Its hard to have a purely descriptive philosophy of science since what gets called science has changed over time.
Eg, it started like “take no ones word for it”:
https://en.wikipedia.org/wiki/Nullius_in_verba
This is bizarro to the modern “trust the science” mantra, and reflected in how results are communicated/assesed/etc.
For the loose cable, the root problem was really lack of training in logic rather than the cable.
You can only test Theory T plus auxilliary assumptions A by deducing the consequences P and comparing to observation O. Then say P disagrees with O:
T and A -> P
P != O -> !(T or A) = !T or !A
Nominally functioning equipment is one ubiquitous auxilliary assumption. It is always there, lurking in the background, preventing us from disproving any theory.
We can deal with this via independent replicatiion.
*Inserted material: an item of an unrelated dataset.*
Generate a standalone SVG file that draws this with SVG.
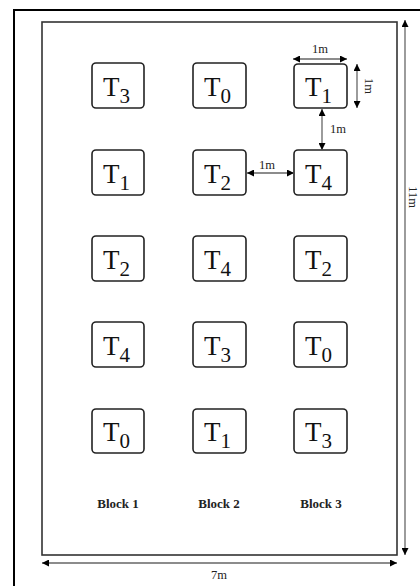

Whats the chance some aspect of [complicated apparatus] malfunctions vs multiple different [complicated apparatus] malfunctioning in the exact same way (eg, a specific loose cable)?
So why would anyone be trusting OPERA to not have a glitch? And why would it be shameful for them to publish said results, glitch or no? In fact we should assume *some kind* of glitch by default.
The shame is on those substituting trust for science, which turns it into something quite different from the practice in the early days of the royal society.
As I remember it OPERA basically published something like “we keep getting faster than light neutrinos and we can’t find the bug in our setup can anyone help?”
Most of those people didn’t think FTL was the right answer if I understand and remember correctly, they just didn’t know how to account for or find the problem.
OPERA’s behavior appears fine. Still people were forced to resign over it.
https://www.nature.com/articles/nature.2012.10371
These kind of glitches are probably common when using complicated cutting-edge tools, but only get investigated when yielding unexpected results.
Mathematicians (especially pure) are harder to criticise because they make statements which can be logically proven, so the ones who make mistakes are not published and get forgotten and the descendants build on a solid foundation.
This isn’t the case in other fields (especially social science) where the theories are about very complex processes and built on very vague approximations of noisy data and easy to pick at. Because there is much less consensus, I can agree with someone on one thing and disagree on another.
It is also more common for people to have a opinion on economics that is a core part of their political and personal outlook than mathematical ones. Ie if someone demonstrated that all those proofs of root 2’s irrationality were somehow wrong then I would say “huh, that’s weird” and move on with my day. If someone showed me conclusive proof that my views on free markets vs nationalisation were completely wrong then I would have to do a lot of soul searching and adjusting other positions which are built on that.
> It is also more common for people to have a opinion on economics that is a core part of their political and personal outlook than mathematical ones. Ie if someone demonstrated that all those proofs of root 2’s irrationality were somehow wrong then I would say “huh, that’s weird” and move on with my day.
I believe I understand your point, but if it somehow came to be that we had no correct proof of the irrationality of sqrt{2}, then I think that would be Earth-shattering.